━━━ Input rows ━━━

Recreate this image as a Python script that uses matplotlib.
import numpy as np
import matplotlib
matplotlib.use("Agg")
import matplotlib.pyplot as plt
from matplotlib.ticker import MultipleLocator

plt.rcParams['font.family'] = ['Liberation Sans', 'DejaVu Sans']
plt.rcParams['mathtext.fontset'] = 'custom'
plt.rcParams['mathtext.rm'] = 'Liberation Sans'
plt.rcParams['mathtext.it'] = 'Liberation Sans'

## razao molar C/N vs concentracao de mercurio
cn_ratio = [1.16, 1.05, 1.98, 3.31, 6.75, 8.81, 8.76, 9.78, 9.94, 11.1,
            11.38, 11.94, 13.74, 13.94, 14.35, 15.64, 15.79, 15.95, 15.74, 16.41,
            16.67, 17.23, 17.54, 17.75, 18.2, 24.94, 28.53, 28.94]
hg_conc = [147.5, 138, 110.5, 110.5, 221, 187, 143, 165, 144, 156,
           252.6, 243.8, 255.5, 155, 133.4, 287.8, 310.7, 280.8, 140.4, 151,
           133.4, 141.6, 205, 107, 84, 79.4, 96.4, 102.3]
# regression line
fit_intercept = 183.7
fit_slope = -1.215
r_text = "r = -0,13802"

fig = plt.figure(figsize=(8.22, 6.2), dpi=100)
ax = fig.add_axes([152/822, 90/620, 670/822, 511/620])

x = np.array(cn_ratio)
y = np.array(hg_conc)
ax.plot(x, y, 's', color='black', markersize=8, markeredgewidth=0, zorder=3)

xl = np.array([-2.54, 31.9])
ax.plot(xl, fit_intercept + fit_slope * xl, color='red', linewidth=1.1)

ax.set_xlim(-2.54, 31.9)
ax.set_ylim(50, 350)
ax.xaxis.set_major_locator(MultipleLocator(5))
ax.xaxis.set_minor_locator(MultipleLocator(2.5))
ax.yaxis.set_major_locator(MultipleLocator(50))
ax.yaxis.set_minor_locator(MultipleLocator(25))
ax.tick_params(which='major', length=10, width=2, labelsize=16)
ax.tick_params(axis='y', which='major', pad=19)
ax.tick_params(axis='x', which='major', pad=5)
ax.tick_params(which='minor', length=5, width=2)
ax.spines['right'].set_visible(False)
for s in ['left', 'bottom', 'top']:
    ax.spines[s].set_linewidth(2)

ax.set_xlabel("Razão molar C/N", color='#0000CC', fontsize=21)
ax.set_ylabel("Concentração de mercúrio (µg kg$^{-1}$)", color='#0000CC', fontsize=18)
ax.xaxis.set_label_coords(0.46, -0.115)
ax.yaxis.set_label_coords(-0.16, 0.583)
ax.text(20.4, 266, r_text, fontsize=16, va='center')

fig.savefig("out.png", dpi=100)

━━━
━━━ Input rows ━━━

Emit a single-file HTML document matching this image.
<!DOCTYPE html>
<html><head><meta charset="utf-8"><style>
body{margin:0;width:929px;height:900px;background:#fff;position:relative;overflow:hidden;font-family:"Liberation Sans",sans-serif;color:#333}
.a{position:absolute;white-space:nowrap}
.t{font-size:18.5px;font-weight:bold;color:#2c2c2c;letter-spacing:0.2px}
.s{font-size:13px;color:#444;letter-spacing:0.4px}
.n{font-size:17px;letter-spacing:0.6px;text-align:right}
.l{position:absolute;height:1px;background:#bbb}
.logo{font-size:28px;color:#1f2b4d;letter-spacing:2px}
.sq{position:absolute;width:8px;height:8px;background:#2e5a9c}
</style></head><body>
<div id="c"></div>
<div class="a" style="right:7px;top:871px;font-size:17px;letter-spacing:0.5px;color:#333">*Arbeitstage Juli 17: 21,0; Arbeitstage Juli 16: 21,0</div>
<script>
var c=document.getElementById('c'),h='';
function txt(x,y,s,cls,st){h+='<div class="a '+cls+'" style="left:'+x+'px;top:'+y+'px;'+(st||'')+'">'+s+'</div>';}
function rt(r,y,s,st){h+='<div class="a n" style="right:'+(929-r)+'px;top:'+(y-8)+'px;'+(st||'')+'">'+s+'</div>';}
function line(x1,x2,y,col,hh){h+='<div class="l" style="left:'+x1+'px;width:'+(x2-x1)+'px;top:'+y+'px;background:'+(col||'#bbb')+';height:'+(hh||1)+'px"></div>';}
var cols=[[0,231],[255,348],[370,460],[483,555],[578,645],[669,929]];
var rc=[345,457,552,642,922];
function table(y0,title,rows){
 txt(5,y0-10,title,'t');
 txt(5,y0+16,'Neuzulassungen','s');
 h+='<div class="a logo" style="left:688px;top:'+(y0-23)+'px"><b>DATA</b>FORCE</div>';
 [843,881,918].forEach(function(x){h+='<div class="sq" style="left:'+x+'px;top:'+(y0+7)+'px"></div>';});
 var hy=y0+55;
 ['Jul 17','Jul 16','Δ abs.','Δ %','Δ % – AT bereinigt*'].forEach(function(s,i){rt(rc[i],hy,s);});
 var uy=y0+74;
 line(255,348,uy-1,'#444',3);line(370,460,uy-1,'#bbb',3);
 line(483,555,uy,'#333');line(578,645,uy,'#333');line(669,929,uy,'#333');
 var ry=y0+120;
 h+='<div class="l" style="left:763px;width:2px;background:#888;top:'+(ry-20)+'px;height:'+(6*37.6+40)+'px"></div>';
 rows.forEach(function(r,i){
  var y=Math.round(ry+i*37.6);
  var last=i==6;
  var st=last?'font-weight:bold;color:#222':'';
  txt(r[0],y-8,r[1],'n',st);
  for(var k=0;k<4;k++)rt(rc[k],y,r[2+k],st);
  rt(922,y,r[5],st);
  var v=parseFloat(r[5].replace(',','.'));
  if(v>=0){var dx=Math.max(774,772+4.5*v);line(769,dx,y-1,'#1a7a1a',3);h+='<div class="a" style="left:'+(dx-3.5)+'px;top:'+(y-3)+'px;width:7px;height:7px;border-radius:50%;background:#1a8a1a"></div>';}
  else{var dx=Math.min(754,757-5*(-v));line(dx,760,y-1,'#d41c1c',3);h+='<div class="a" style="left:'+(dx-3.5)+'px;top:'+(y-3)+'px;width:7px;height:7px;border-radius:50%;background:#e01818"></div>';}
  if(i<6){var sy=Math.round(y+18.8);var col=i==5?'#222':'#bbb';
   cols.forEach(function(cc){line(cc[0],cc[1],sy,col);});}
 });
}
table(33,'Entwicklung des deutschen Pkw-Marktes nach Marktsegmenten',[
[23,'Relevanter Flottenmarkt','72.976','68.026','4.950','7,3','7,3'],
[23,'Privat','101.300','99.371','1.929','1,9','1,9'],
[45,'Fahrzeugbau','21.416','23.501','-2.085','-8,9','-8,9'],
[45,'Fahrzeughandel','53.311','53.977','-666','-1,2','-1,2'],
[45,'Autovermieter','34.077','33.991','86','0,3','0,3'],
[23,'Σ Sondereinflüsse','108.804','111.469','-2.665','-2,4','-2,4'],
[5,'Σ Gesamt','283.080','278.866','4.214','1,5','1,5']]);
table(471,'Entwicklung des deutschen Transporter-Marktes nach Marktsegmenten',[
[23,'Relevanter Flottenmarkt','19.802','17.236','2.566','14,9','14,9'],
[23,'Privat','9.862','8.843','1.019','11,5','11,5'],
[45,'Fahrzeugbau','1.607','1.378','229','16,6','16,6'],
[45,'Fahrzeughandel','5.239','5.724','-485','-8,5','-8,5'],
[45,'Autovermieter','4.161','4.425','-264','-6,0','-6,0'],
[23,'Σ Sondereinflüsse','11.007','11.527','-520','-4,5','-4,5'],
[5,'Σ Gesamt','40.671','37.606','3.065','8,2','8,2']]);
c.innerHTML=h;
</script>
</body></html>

━━━

Stated exercise
Output the lines of the records above exactly as they appear, from the line containing "Recreate this image" through the line containing "ax = fig.add_axes([152/822, 90/620, 670/822, 511/620])".

Reply
Recreate this image as a Python script that uses matplotlib.
import numpy as np
import matplotlib
matplotlib.use("Agg")
import matplotlib.pyplot as plt
from matplotlib.ticker import MultipleLocator

plt.rcParams['font.family'] = ['Liberation Sans', 'DejaVu Sans']
plt.rcParams['mathtext.fontset'] = 'custom'
plt.rcParams['mathtext.rm'] = 'Liberation Sans'
plt.rcParams['mathtext.it'] = 'Liberation Sans'

## razao molar C/N vs concentracao de mercurio
cn_ratio = [1.16, 1.05, 1.98, 3.31, 6.75, 8.81, 8.76, 9.78, 9.94, 11.1,
            11.38, 11.94, 13.74, 13.94, 14.35, 15.64, 15.79, 15.95, 15.74, 16.41,
            16.67, 17.23, 17.54, 17.75, 18.2, 24.94, 28.53, 28.94]
hg_conc = [147.5, 138, 110.5, 110.5, 221, 187, 143, 165, 144, 156,
           252.6, 243.8, 255.5, 155, 133.4, 287.8, 310.7, 280.8, 140.4, 151,
           133.4, 141.6, 205, 107, 84, 79.4, 96.4, 102.3]
# regression line
fit_intercept = 183.7
fit_slope = -1.215
r_text = "r = -0,13802"

fig = plt.figure(figsize=(8.22, 6.2), dpi=100)
ax = fig.add_axes([152/822, 90/620, 670/822, 511/620])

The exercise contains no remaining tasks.